A source close to Pence said he is “entirely focused on 2022,” not presidential politics. Still, he is taking steps to both stay in public view and nurture relationships with Republican politicians and donors who could be helpful to him in 2024. In April, Pence announced the formation of Advancing American Freedom, a policy group. He has a book deal with Simon & Schuster, and he is raising money for House candidates ahead of the midterm elections next year. Later this year, he plans to tour college campuses for the Young America’s Foundation, a conservative youth organization.
Pence’s supporters point out that Joe Biden was widely dismissed as a presidential contender before winning the Democratic nomination and the presidency last year. Trump was a political non-entity at this point in the 2016 election cycle. One former adviser predicted that “once more and more people start talking about the accomplishments of the Trump-Pence administration, and when you get to the actual campaigning that will take place two to three years from now and compare it to the current administration, there’s a very good case to make.”
The overarching problem for Pence, however, is that even if a large number of Republican voters do get over the last election, and respond to the policy contrast with Biden, it’s not clear that Pence will be the beneficiary.
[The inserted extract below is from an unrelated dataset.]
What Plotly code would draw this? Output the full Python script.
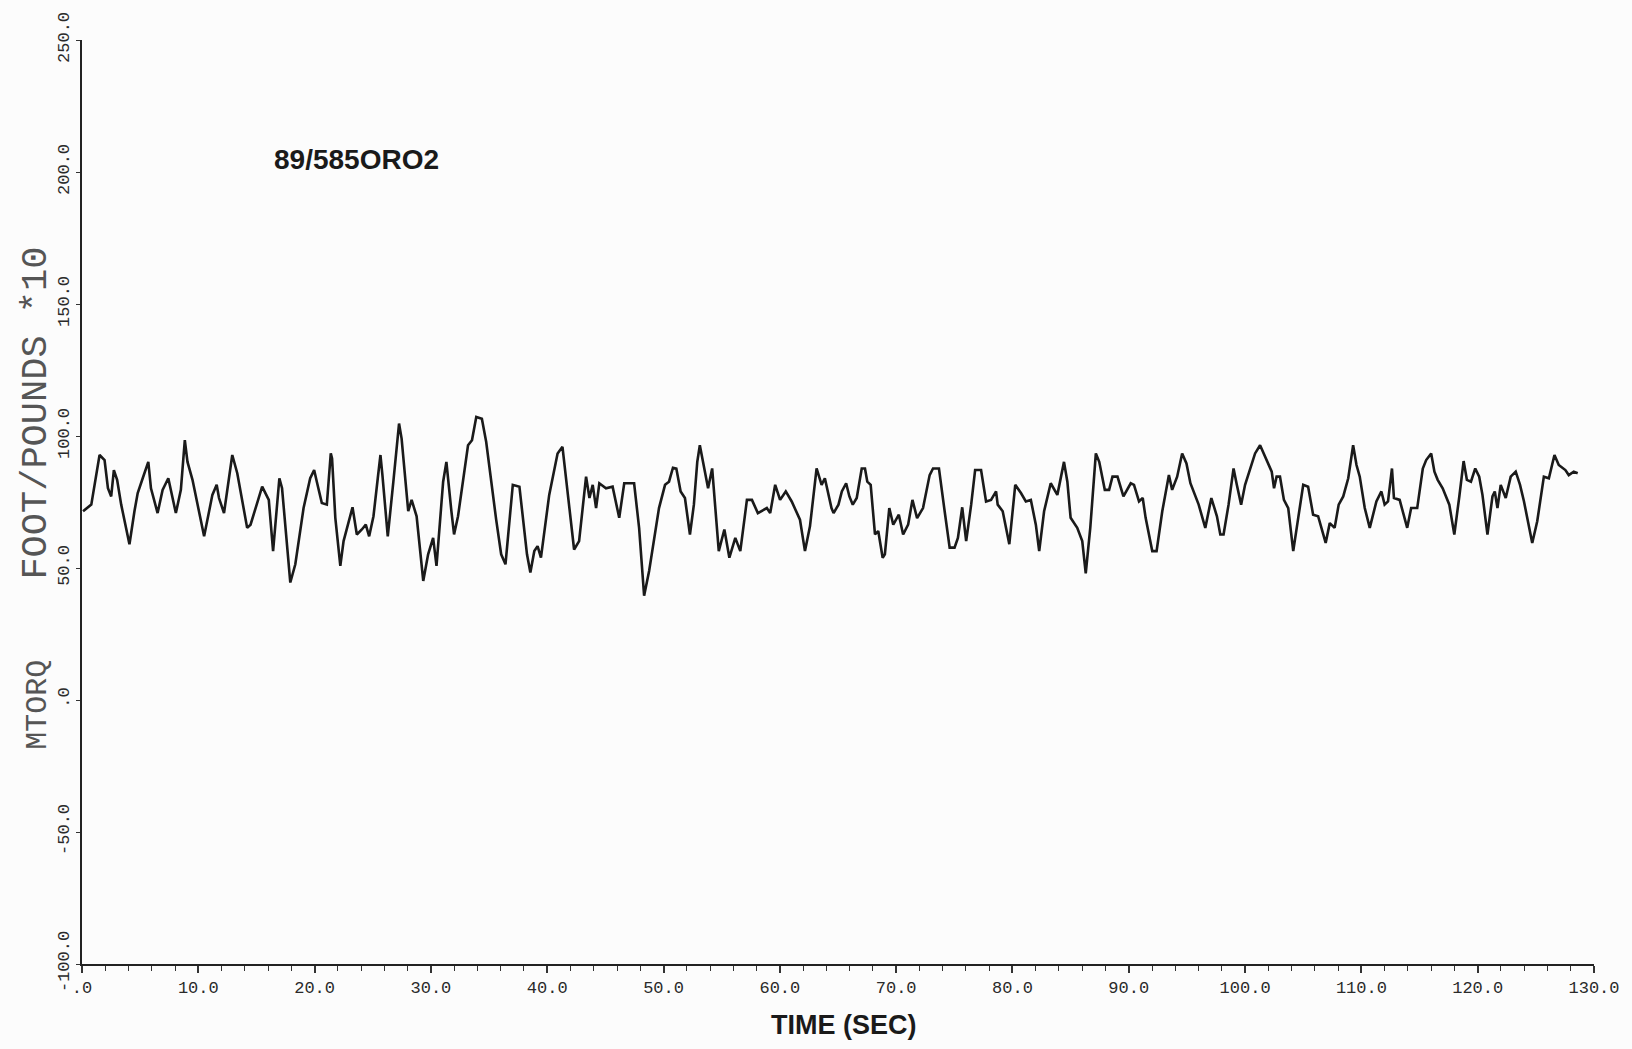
import plotly.graph_objects as go

# ---- data (time in seconds, torque in foot/pounds x10) ----
time_s = [
    0.09, 0.80, 1.51, 1.94, 2.23, 2.51, 2.74, 3.02, 3.37, 4.08, 4.51, 4.79, 5.22, 5.70, 5.93,
    6.50, 6.93, 7.42, 8.07, 8.50, 8.84, 9.07, 9.50, 10.5, 11.21, 11.58, 11.78, 12.21, 12.92,
    13.35, 14.2, 14.49, 15.49, 16.06, 16.43, 16.71, 16.97, 17.2, 17.91, 18.34, 19.05, 19.62,
    19.96, 20.19, 20.62, 21.05, 21.39, 21.5, 21.78, 22.21, 22.49, 23.26, 23.63, 24.06, 24.4,
    24.69, 25.06, 25.43, 25.66, 25.83, 26.11, 26.29, 26.77, 27.26, 27.48, 28.05, 28.34, 28.77,
    29.34, 29.76, 30.19, 30.48, 31.05, 31.33, 31.76, 31.99, 32.33, 32.9, 33.19, 33.53, 33.9,
    34.38, 34.75, 35.61, 36.04, 36.41, 37.04, 37.61, 38.03, 38.26, 38.55, 38.89, 39.17, 39.46,
    40.17, 40.6, 40.89, 41.31, 41.6, 42.31, 42.74, 43.34, 43.63, 43.91, 44.2, 44.48, 45.05,
    45.62, 46.19, 46.62, 47.47, 47.9, 48.33, 48.76, 49.61, 50.13, 50.47, 50.81, 51.1, 51.47,
    51.84, 52.27, 52.61, 52.9, 53.12, 53.55, 53.83, 54.18, 54.75, 55.23, 55.66, 56.17, 56.6,
    57.17, 57.6, 58.11, 58.88, 59.17, 59.6, 60.02, 60.51, 61.02, 61.73, 62.16, 62.59, 63.16,
    63.59, 63.87, 64.44, 64.62, 65.04, 65.33, 65.7, 65.98, 66.27, 66.61, 67.04, 67.32, 67.52,
    67.81, 68.18, 68.46, 68.84, 69.03, 69.41, 69.75, 70.23, 70.6, 71.03, 71.4, 71.8, 72.31,
    72.88, 73.17, 73.68, 74.17, 74.6, 75.02, 75.31, 75.68, 76.02, 76.45, 76.79, 77.3, 77.73,
    78.16, 78.59, 78.73, 79.16, 79.73, 80.24, 80.73, 81.15, 81.58, 82.01, 82.3, 82.72, 83.29,
    83.86, 84.43, 84.72, 85.0, 85.57, 86.0, 86.3, 86.69, 87.17, 87.46, 87.94, 88.31, 88.6,
    89.03, 89.54, 90.17, 90.45, 90.88, 91.2, 91.45, 92.02, 92.39, 92.88, 93.45, 93.73, 94.16,
    94.59, 94.96, 95.3, 96.01, 96.58, 97.1, 97.58, 97.87, 98.15, 98.58, 99.01, 99.29, 99.66,
    100.0, 100.43, 100.86, 101.29, 101.72, 102.29, 102.49, 102.71, 103.0, 103.34, 103.71,
    104.14, 104.57, 105.0, 105.42, 105.85, 106.28, 106.93, 107.28, 107.7, 108.05, 108.44,
    108.87, 109.29, 109.58, 109.86, 110.29, 110.72, 111.29, 111.72, 112.0, 112.29, 112.63,
    112.8, 113.29, 113.66, 113.94, 114.28, 114.8, 115.28, 115.57, 116.0, 116.28, 116.56,
    116.99, 117.56, 117.99, 118.42, 118.79, 119.07, 119.42, 119.79, 120.13, 120.41, 120.84,
    121.27, 121.47, 121.7, 121.98, 122.41, 122.84, 123.27, 123.64, 123.98, 124.69, 125.12,
    125.69, 126.12, 126.6, 126.97, 127.54, 127.83, 128.26, 128.6,
]
mtorq = [
    71.5, 74, 92.8, 90.9, 80.2, 77.1, 87.1, 83.4, 74, 59, 71.5, 78.4, 84, 90.2, 80.2,
    70.8, 79.6, 84, 70.8, 79.6, 98.4, 90.2, 83.4, 62, 77.7, 81.5, 76.5, 70.8, 92.8,
    85.9, 65.2, 66.4, 80.8, 75.8, 56.4, 70.2, 84, 80.2, 44.5, 51.4, 72.7, 84,
    87.1, 82.7, 74.6, 74, 93.4, 91.5, 69, 50.8, 60.2, 73, 62.7, 64.6, 66.4,
    62, 69.6, 84, 92.8, 85.2, 68.9, 62, 82.7, 104.7, 99, 71.5, 75.8, 69.6,
    45.1, 55.2, 61.4, 50.8, 82.7, 90.2, 71.5, 62.7, 69.6, 88.4, 96.5, 98.4, 107.2,
    106.5, 97.8, 68.3, 55.2, 51.4, 81.5, 80.8, 64.6, 55.2, 48.3, 56.4, 58.3, 53.9,
    77.7, 87.7, 93.4, 95.9, 84.6, 57, 60.2, 84.6, 76.5, 81.5, 72.7, 82.1, 80.2,
    80.8, 69, 82.1, 82.1, 65.2, 39.5, 48.9, 72.7, 81.5, 82.7, 88, 87.7, 79,
    76.5, 62.7, 74, 90.2, 96.5, 87.1, 80.2, 87.7, 56.4, 64.6, 53.9, 61.4, 56.4,
    75.8, 75.8, 70.8, 72.7, 70.8, 81.5, 75.8, 79, 75.2, 68.3, 56.4, 65.8, 87.7,
    81.5, 84, 72.7, 70.8, 74, 79, 82.1, 77.1, 74, 76.5, 87.7, 87.7, 82.7,
    81.5, 62.7, 64, 53.9, 55.2, 72.7, 66.4, 70.2, 62.7, 66.4, 75.8, 68.9, 72.7,
    85.2, 87.7, 87.7, 71.5, 57.7, 57.7, 61.4, 73, 60.2, 74, 87.1, 87.1, 75.2,
    75.8, 79, 74, 71.5, 59, 81.5, 78.4, 75.2, 75.8, 66.4, 56.4, 71.5, 82.1,
    77.7, 90.2, 82.7, 69, 65.2, 60.2, 48, 65.2, 93.4, 90.2, 79.6, 79.6, 84.6,
    84.6, 77.1, 82.1, 81.5, 75.2, 76.5, 69, 56.4, 56.4, 71.5, 85.2, 79.6, 84.6,
    93.4, 89.6, 82.1, 74, 65.2, 76.5, 69.6, 62.7, 62.7, 74, 87.7, 81.5, 74,
    81.5, 87.7, 93.4, 96.5, 92.1, 86.5, 80.2, 84.6, 84.6, 75.8, 72.7,
    56.4, 69, 81.5, 80.8, 70.2, 69.6, 59.5, 67, 65.2, 74, 77.1,
    84, 96.5, 89, 84.6, 72.7, 65.2, 75.2, 79, 74, 75.2, 87.7,
    76.5, 75.8, 70.2, 65.2, 72.7, 72.7, 87.7, 90.9, 93.4, 86.5, 83.4,
    80.2, 74, 62.7, 77.1, 90.5, 83.4, 82.7, 87.7, 84.6, 77.7, 62.7,
    77.1, 79, 72.7, 81.5, 76.5, 84.6, 86.5, 81.5, 75.2, 59.5, 67.7,
    84.6, 84, 92.8, 89, 87.1, 85.2, 86.5, 85.9,
]

x_tick_vals = [0, 10, 20, 30, 40, 50, 60, 70, 80, 90, 100, 110, 120, 130]
x_tick_text = [".0", "10.0", "20.0", "30.0", "40.0", "50.0", "60.0", "70.0",
               "80.0", "90.0", "100.0", "110.0", "120.0", "130.0"]
y_tick_vals = [-100, -50, 0, 50, 100, 150, 200, 250]
y_tick_text = ["-100.0", "-50.0", ".0", "50.0", "100.0", "150.0", "200.0", "250.0"]

run_label = "89/585ORO2"
x_title = "TIME (SEC)"
y_title_a = "MTORQ"
y_title_b = "FOOT/POUNDS *10"

W, H = 1632, 1049
ML, MR, MT, MB = 82, 30, 31, 85
PW, PH = W - ML - MR, H - MT - MB

def px_x(p):
    return (p - ML) / PW

def px_y(p):
    return (H - MB - p) / PH

mono = "Liberation Mono, DejaVu Sans Mono, monospace"
sans = "Liberation Sans, Arial, sans-serif"

fig = go.Figure()
fig.add_trace(go.Scatter(
    x=time_s, y=mtorq, mode="lines",
    line=dict(color="#1a1a1a", width=2.6),
    showlegend=False, hoverinfo="skip",
))

fig.update_layout(
    width=W, height=H,
    margin=dict(l=ML, r=MR, t=MT, b=MB),
    paper_bgcolor="#fcfcfc", plot_bgcolor="#fcfcfc",
    showlegend=False,
    xaxis=dict(
        range=[0, 130], showgrid=False, zeroline=False,
        showline=True, linecolor="#222", linewidth=1.8,
        tickmode="array", tickvals=x_tick_vals, ticktext=x_tick_text,
        ticks="outside", ticklen=7, tickwidth=1.5, tickcolor="#333",
        minor=dict(dtick=2, ticks="outside", ticklen=5, tickwidth=1.3, tickcolor="#333", showgrid=False),
        tickfont=dict(family=mono, size=17, color="#2a2a2a"),
        ticklabelstandoff=0,
    ),
    yaxis=dict(
        range=[-100, 250], showgrid=False, zeroline=False,
        showline=True, linecolor="#222", linewidth=1.8,
        tickmode="array", tickvals=y_tick_vals, ticktext=y_tick_text,
        ticks="outside", ticklen=4, tickwidth=1.3, tickcolor="#333",
        tickangle=-90,
        tickfont=dict(family=mono, size=17, color="#2a2a2a"),
        ticklabelstandoff=0,
    ),
    annotations=[
        dict(text=run_label, xref="paper", yref="paper", x=px_x(273), y=px_y(152),
             xanchor="left", yanchor="middle", showarrow=False,
             font=dict(family=sans, size=28, color="#1a1a1a", weight="bold")),
        dict(text=x_title, xref="paper", yref="paper", x=px_x(848), y=px_y(1026),
             xanchor="center", yanchor="middle", showarrow=False,
             font=dict(family=sans, size=27, color="#1a1a1a", weight="bold")),
        dict(text=y_title_a, xref="paper", yref="paper", x=px_x(37), y=px_y(702),
             xanchor="center", yanchor="middle", showarrow=False, textangle=-90,
             font=dict(family=mono, size=30, color="#555")),
        dict(text=y_title_b, xref="paper", yref="paper", x=px_x(36), y=px_y(408),
             xanchor="center", yanchor="middle", showarrow=False, textangle=-90,
             font=dict(family=mono, size=37, color="#555")),
    ],
)

fig.write_html("out.html")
Election truthers, like those who stormed the Capitol on Jan. 6 and chanted “hang Mike Pence,” will remain a segment of the electorate unavailable to Pence.
Trump supporters who liked Trump’s policies but not his behavior-- the “Trump without the tweets” constituency-- will have an entire stable of contenders who aren’t burdened by Pence’s baggage from crossing Trump. And never-Trump Republicans will likely have other, more Trump-skeptical candidates to choose from, potentially including Rep. Liz Cheney of Wyoming. Pence, who is uniquely tethered to Trump by the vice presidency and distanced from him by Jan. 6, has liabilities with all of those factions.